“History is written by the Victors.”
~ Walter Benjamin
This is my first Thanksgiving in the United States, and from the lot I have to be thankful for, one more reason is this awesome opportunity I have to experience this season right in the United States; seeing the crash in shopping prices, the various Thanksgiving parades, the national holiday – it’s all so exciting and something definitely to be thankful for. Thank You Atlas Corps!!!
With the much I am learning about America and her culture, this Thanksgiving season has given me plenty of insight and understanding. Seeing how important Americans take this season, my curiosity begged for attention. As held by many, the season provides a time of reflection, sharing and a time to show gratitude for the blessing of life – this is what it has come to mean. However, an event I attended earlier this month and what the speaker, Maggie Dunne, shared on prompted me to take a historical look beyond today’s Thanksgiving celebrations. And with the light cast on the true reality of today’s America as a people by the elections, it became even more evident how important it is to keep this season in perspective in order to endear healthy conversations and sharing moments across the differences as we have come to know it.
As with one of the authors of the text I used as a resource, I too am faced with the professional and moral dilemma of just how to honestly and informatively approach the subject of Thanksgiving without perpetuating historical distortions, and racial and cultural stereotypes.
THE REAL STORY OF THANKSGIVING
Most of us associate the holiday with happy Pilgrims and Indians sitting down to a big feast. And that did happen – once.
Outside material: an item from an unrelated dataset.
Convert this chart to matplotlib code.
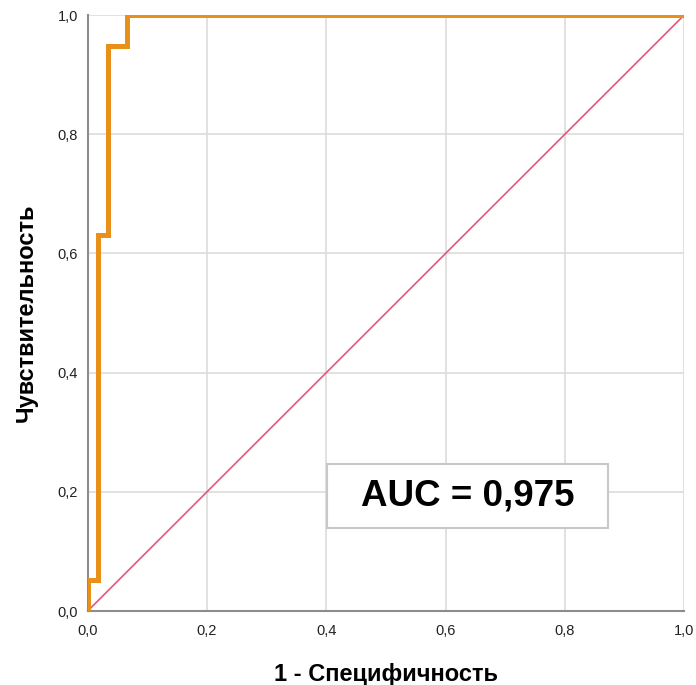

The story began in 1614 when a band of English explorers sailed home to England with a ship full of Patuxet Indians bound for slavery. They left behind smallpox which virtually wiped out those who had escaped. By the time the Pilgrims arrived in Massachusetts Bay they found only one living Patuxet Indian, a man named Squanto who had survived slavery in England and knew their language. He taught them to grow corn and to fish, and negotiated a peace treaty between the Pilgrims and the Wampanoag Nation. At the end of their first year, the Pilgrims held a great feast honoring Squanto and the Wampanoags.
But as word spread in England about the paradise to be found in the new world, religious zealots called Puritans began arriving by the boat load. Finding no fences around the land, they considered it to be in the public domain. Joined by other British settlers, they seized land, capturing strong young Natives for slaves and killing the rest. But the Pequot Nation had not agreed to the peace treaty Squanto had negotiated and they fought back. The Pequot War was one of the bloodiest Indian wars ever fought.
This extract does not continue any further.